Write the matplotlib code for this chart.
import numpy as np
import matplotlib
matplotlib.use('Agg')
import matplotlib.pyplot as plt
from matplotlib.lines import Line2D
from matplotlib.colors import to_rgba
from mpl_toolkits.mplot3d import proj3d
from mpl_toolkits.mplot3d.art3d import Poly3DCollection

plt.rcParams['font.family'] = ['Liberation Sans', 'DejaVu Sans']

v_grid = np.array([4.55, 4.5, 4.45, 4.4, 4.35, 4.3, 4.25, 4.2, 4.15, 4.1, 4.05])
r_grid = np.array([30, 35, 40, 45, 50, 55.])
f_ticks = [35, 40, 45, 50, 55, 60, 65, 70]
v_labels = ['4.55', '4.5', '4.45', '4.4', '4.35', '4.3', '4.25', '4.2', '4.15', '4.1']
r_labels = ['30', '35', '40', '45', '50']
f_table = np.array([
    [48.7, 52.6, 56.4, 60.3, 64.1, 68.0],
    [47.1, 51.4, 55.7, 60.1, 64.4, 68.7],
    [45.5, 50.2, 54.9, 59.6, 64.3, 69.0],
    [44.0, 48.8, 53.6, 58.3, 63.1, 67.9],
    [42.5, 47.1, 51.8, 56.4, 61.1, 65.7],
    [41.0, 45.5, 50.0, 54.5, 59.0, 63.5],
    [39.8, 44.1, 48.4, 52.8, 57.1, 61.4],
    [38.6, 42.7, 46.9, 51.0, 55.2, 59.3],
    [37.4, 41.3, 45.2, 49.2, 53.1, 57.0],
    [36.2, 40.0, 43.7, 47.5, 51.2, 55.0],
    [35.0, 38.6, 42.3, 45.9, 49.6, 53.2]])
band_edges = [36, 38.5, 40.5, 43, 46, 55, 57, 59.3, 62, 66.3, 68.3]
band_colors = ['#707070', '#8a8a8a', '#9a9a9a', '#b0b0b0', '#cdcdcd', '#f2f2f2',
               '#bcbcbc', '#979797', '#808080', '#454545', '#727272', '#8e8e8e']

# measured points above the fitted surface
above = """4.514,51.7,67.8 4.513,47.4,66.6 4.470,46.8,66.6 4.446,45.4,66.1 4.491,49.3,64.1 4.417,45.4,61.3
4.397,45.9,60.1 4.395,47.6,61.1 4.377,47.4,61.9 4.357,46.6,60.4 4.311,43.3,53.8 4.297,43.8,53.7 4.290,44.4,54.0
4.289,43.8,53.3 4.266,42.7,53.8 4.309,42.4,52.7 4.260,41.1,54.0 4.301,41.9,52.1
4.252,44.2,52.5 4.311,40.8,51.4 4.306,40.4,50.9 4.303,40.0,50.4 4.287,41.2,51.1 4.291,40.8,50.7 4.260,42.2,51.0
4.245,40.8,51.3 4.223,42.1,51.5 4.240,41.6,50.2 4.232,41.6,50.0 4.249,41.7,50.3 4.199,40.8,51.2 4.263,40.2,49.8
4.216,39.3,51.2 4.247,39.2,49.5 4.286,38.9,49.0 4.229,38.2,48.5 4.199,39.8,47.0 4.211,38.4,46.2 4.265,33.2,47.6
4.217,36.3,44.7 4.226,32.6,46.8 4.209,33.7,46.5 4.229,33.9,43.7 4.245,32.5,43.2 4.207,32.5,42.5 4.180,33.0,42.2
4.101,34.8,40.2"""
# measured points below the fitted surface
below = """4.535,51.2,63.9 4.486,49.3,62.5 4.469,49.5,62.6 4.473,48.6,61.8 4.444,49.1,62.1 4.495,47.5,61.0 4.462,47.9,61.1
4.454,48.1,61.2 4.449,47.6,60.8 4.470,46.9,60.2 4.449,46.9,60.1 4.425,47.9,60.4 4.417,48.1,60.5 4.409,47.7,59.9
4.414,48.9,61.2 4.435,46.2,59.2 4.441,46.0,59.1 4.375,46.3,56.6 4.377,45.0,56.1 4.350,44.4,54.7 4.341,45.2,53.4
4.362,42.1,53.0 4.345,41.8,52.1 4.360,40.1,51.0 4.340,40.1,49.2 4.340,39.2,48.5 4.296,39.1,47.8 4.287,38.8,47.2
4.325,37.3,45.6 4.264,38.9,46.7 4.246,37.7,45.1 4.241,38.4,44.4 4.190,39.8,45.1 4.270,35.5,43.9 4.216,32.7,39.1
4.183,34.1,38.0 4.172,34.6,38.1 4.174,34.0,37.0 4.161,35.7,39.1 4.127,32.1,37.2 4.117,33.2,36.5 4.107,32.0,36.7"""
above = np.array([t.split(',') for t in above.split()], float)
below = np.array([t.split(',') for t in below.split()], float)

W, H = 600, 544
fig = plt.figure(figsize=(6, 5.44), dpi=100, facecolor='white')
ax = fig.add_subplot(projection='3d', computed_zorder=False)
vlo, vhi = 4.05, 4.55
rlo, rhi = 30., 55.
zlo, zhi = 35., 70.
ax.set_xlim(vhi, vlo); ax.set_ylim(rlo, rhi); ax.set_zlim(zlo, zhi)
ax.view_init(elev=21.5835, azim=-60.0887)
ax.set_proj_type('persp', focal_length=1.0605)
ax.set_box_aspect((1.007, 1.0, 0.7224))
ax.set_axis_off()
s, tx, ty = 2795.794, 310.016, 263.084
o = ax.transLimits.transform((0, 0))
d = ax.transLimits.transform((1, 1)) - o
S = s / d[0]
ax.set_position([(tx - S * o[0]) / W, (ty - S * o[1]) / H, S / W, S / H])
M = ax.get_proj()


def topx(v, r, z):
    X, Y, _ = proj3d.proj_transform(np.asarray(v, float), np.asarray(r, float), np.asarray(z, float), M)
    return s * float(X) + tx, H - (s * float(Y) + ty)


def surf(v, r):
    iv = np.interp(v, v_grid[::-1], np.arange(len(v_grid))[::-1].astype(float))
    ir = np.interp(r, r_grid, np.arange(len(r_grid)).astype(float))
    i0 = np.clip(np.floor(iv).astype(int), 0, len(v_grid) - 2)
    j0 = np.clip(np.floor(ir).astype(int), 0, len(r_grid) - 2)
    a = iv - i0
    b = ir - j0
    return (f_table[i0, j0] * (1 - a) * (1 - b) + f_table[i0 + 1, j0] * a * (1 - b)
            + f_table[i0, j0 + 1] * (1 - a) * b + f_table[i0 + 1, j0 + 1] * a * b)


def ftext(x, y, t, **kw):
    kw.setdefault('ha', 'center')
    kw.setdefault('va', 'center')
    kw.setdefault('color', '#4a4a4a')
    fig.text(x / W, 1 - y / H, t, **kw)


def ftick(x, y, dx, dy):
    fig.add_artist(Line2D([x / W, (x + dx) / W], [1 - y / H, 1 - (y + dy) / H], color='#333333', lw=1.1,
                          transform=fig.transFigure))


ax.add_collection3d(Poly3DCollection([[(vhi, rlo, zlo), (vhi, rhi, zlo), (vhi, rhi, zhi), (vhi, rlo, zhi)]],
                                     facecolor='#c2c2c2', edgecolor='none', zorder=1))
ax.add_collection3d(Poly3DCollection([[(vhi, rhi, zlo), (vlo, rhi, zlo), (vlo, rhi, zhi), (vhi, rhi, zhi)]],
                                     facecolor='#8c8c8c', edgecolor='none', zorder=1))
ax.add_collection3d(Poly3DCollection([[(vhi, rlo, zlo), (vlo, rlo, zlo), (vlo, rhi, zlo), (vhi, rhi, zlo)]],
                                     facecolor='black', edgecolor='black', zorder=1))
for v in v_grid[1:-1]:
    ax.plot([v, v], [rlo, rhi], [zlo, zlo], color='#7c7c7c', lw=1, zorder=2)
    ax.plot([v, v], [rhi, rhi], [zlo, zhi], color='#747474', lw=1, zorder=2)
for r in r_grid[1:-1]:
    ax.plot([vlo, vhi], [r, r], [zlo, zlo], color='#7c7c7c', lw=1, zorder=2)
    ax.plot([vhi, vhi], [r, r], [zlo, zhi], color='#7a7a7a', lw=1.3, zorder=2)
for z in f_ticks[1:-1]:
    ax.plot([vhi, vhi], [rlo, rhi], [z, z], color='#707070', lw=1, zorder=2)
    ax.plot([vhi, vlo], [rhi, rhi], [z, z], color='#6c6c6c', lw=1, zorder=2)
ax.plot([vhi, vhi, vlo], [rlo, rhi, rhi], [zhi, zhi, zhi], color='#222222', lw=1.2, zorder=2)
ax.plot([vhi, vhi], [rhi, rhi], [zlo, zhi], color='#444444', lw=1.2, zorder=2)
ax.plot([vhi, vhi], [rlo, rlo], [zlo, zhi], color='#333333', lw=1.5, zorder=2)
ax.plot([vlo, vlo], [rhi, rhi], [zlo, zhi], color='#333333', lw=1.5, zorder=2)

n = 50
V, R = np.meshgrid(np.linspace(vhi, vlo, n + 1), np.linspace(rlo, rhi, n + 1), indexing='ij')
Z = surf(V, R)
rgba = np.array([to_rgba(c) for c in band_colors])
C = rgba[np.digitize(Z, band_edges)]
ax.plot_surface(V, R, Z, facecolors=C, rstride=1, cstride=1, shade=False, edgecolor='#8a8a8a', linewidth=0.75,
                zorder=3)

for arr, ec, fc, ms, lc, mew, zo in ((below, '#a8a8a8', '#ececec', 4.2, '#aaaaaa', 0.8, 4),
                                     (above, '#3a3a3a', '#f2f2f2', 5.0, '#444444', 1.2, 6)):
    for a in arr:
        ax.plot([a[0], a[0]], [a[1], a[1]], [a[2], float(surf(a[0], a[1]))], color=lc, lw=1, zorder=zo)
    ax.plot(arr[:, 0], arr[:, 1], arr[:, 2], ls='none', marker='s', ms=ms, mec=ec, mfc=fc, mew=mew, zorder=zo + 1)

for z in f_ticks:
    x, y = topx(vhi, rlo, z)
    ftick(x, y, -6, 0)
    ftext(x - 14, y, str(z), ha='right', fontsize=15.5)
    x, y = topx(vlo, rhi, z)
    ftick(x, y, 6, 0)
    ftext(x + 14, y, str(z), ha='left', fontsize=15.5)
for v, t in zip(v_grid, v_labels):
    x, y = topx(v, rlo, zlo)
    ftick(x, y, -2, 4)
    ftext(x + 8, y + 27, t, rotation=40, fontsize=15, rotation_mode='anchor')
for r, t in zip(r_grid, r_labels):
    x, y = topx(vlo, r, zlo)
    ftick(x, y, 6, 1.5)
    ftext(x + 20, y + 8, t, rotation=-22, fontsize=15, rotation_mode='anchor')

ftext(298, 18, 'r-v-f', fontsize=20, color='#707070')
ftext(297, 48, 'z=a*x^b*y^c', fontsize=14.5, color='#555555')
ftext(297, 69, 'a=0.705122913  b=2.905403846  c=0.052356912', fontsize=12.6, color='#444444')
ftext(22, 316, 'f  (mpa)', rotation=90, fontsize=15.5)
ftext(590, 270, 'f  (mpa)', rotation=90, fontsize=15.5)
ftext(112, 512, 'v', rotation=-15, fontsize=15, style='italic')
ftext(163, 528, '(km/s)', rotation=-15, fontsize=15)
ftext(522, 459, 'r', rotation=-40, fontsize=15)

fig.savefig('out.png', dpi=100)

################

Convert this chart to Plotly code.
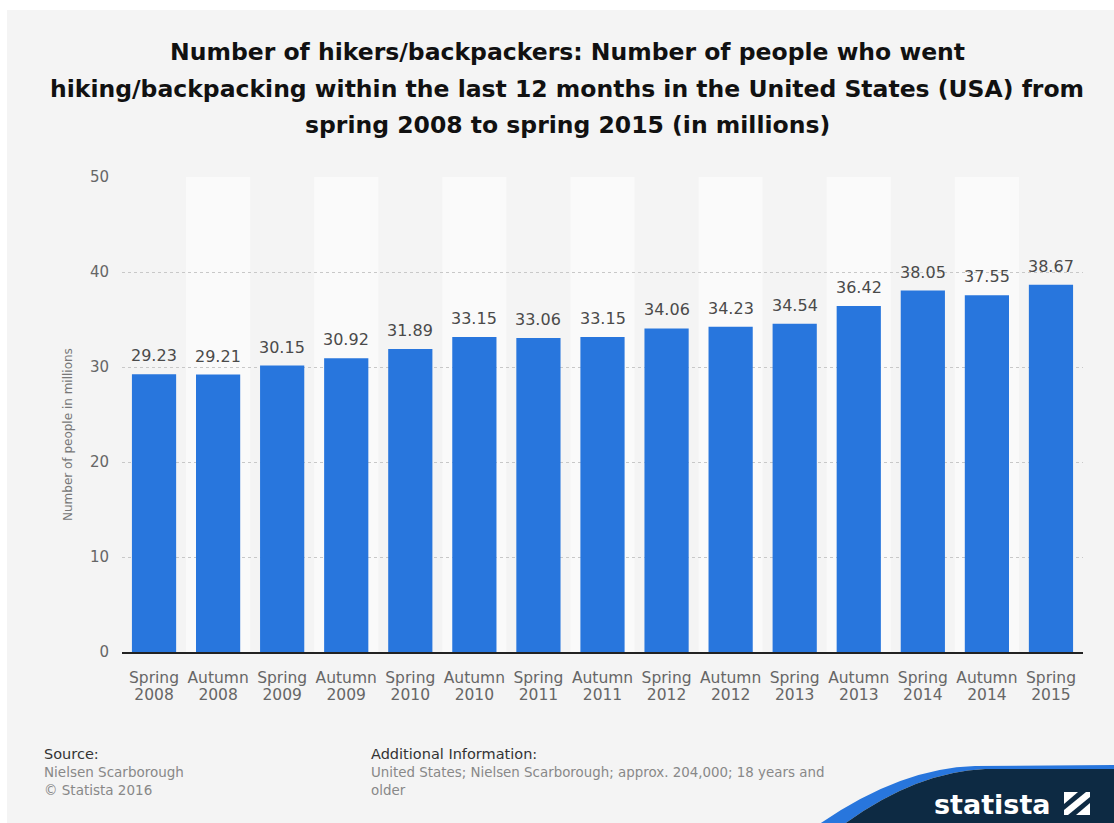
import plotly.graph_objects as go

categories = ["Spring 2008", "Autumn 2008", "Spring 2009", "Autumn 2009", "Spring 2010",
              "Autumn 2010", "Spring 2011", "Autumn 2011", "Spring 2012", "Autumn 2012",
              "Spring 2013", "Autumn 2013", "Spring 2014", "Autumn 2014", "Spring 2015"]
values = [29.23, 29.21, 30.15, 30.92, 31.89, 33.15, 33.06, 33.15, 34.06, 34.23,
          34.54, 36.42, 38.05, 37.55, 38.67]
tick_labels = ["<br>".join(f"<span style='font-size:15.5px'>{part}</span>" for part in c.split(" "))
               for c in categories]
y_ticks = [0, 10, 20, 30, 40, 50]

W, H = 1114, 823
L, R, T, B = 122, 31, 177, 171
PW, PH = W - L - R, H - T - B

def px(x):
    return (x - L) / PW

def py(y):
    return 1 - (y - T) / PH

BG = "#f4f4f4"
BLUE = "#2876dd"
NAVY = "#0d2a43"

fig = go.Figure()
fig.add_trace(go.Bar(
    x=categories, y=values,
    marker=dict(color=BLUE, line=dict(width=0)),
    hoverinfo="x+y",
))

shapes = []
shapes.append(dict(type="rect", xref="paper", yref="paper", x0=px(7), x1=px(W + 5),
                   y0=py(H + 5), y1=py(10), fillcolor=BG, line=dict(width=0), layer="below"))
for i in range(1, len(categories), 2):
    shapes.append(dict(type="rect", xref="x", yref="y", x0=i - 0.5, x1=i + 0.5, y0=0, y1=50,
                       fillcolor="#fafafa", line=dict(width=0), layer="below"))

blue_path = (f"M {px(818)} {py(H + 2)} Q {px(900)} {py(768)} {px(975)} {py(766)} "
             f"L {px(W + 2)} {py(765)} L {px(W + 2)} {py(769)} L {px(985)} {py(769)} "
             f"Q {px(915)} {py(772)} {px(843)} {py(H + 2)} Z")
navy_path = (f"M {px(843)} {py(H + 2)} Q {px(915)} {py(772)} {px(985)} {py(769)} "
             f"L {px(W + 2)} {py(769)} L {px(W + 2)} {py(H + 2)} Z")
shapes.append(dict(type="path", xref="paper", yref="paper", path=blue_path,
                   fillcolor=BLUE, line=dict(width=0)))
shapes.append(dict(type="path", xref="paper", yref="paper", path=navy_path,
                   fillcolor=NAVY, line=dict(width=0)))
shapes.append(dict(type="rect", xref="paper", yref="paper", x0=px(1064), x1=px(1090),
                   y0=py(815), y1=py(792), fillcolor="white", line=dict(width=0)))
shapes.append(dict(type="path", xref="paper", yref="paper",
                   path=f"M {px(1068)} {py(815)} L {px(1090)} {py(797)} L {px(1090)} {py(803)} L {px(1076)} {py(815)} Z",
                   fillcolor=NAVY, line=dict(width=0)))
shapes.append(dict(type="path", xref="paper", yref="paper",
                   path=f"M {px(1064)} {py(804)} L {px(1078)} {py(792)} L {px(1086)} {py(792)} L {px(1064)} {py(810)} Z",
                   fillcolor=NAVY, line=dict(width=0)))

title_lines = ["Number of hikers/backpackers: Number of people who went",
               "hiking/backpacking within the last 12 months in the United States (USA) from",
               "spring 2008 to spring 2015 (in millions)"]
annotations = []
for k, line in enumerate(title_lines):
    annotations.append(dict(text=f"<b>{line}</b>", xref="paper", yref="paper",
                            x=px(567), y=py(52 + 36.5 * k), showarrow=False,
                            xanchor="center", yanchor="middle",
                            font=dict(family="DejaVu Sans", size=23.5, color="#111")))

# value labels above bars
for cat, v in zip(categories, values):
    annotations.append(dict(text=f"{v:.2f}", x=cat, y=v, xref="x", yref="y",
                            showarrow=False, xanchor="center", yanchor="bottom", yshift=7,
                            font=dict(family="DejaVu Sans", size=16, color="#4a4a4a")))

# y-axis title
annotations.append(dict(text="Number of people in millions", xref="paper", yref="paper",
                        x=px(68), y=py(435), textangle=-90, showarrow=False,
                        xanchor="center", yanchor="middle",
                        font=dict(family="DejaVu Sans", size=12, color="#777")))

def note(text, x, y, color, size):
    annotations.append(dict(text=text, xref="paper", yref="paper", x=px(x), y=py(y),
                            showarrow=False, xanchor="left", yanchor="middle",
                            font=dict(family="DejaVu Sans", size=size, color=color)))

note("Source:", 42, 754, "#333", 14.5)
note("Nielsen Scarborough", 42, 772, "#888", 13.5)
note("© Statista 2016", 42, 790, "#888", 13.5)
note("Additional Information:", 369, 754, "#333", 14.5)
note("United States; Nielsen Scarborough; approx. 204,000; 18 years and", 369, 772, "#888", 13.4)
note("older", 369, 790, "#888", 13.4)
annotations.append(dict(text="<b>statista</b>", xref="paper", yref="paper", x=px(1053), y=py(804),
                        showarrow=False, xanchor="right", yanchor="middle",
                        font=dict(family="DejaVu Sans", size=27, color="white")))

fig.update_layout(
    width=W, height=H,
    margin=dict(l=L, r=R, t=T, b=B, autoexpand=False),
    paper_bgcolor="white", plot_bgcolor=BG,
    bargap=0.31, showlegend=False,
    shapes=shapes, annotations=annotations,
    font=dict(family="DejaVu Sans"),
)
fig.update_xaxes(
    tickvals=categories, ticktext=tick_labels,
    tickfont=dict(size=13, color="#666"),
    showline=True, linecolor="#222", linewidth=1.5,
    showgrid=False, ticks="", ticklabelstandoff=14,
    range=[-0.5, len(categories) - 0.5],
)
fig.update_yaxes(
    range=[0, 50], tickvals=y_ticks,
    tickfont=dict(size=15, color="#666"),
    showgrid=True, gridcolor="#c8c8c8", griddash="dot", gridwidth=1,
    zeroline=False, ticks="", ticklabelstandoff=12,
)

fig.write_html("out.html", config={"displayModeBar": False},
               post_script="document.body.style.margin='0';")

################

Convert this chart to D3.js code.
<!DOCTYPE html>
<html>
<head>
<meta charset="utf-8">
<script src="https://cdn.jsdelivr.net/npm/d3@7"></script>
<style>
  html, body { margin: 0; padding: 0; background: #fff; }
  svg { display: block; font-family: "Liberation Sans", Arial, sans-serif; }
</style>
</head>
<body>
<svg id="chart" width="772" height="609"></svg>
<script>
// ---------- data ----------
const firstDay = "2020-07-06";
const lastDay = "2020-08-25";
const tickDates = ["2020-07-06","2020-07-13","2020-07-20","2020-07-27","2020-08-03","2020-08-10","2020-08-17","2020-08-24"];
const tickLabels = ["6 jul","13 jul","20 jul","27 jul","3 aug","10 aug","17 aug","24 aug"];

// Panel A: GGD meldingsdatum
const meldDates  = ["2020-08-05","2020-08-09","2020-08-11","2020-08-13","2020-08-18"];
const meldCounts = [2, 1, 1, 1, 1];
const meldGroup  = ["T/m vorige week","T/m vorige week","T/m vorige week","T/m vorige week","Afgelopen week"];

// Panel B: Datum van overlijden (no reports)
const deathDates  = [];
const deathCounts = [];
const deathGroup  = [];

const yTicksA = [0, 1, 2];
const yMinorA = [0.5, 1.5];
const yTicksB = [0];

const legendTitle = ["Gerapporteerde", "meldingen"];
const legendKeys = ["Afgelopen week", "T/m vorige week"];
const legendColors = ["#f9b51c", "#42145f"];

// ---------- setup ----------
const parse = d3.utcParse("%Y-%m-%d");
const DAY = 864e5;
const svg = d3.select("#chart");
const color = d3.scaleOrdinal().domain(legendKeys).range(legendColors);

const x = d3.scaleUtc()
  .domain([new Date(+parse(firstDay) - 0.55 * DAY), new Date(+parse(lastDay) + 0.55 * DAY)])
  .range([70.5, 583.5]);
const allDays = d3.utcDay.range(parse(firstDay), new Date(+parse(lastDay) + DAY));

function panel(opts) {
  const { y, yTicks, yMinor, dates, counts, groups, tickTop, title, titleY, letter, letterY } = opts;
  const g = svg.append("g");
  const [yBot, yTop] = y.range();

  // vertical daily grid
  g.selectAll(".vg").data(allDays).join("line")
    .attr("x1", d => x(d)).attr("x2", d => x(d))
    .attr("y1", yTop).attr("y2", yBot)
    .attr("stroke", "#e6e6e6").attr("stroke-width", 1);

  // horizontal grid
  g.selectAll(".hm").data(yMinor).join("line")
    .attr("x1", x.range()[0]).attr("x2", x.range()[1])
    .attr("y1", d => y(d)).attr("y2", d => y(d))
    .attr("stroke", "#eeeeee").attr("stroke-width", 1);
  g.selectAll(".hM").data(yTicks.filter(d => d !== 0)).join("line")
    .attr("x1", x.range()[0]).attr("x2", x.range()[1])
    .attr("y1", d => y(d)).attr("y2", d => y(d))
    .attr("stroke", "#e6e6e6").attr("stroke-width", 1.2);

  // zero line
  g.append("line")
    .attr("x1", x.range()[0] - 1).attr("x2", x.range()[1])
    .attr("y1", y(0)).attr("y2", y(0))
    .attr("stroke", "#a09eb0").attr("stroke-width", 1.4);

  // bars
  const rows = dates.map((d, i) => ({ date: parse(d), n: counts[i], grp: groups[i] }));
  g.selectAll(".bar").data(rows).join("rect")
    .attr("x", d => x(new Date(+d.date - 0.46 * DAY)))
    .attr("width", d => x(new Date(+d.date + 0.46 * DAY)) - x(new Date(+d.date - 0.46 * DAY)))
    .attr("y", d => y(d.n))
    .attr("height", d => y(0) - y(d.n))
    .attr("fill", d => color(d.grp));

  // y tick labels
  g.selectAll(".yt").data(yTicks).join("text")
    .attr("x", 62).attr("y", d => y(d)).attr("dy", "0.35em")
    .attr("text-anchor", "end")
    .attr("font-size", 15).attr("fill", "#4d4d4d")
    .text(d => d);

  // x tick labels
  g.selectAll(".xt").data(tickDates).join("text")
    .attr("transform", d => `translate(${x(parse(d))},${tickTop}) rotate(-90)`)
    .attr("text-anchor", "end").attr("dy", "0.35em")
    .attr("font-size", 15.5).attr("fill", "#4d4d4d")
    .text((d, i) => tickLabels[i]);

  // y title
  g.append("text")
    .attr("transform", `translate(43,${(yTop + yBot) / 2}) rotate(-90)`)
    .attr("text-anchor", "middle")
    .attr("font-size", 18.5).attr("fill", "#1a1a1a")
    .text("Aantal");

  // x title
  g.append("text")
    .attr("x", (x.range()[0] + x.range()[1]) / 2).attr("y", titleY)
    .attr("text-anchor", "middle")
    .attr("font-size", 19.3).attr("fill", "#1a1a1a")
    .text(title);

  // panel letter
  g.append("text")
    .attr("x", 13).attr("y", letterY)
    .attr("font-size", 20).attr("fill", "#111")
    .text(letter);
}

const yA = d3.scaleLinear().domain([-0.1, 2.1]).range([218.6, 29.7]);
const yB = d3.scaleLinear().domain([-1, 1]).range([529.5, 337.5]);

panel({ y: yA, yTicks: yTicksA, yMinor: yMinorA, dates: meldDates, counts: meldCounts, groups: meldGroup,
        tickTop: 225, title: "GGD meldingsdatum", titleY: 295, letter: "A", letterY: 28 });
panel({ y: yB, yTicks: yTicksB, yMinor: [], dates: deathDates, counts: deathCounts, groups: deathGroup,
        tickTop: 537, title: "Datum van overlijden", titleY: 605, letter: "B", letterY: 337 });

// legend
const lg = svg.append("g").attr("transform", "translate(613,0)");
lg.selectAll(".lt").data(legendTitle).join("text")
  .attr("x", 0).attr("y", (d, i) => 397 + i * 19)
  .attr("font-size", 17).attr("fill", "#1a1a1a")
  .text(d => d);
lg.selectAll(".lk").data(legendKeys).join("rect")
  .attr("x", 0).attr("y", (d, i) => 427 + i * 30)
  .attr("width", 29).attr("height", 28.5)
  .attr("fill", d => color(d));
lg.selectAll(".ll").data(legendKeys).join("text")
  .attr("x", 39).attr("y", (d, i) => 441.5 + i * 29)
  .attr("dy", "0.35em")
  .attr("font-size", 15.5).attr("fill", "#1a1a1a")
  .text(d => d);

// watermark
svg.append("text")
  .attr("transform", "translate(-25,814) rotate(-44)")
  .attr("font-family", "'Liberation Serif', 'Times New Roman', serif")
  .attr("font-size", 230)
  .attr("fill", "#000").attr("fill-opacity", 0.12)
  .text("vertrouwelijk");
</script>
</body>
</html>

################

◆ **Your task**: Word for word, repeat the lines above from the one with "Convert this chart to Plotly code." through the one with "return (x - L) / PW", and nothing beyond them. Omit the pictures.

◆ **The response**:
Convert this chart to Plotly code.
import plotly.graph_objects as go

categories = ["Spring 2008", "Autumn 2008", "Spring 2009", "Autumn 2009", "Spring 2010",
              "Autumn 2010", "Spring 2011", "Autumn 2011", "Spring 2012", "Autumn 2012",
              "Spring 2013", "Autumn 2013", "Spring 2014", "Autumn 2014", "Spring 2015"]
values = [29.23, 29.21, 30.15, 30.92, 31.89, 33.15, 33.06, 33.15, 34.06, 34.23,
          34.54, 36.42, 38.05, 37.55, 38.67]
tick_labels = ["<br>".join(f"<span style='font-size:15.5px'>{part}</span>" for part in c.split(" "))
               for c in categories]
y_ticks = [0, 10, 20, 30, 40, 50]

W, H = 1114, 823
L, R, T, B = 122, 31, 177, 171
PW, PH = W - L - R, H - T - B

def px(x):
    return (x - L) / PW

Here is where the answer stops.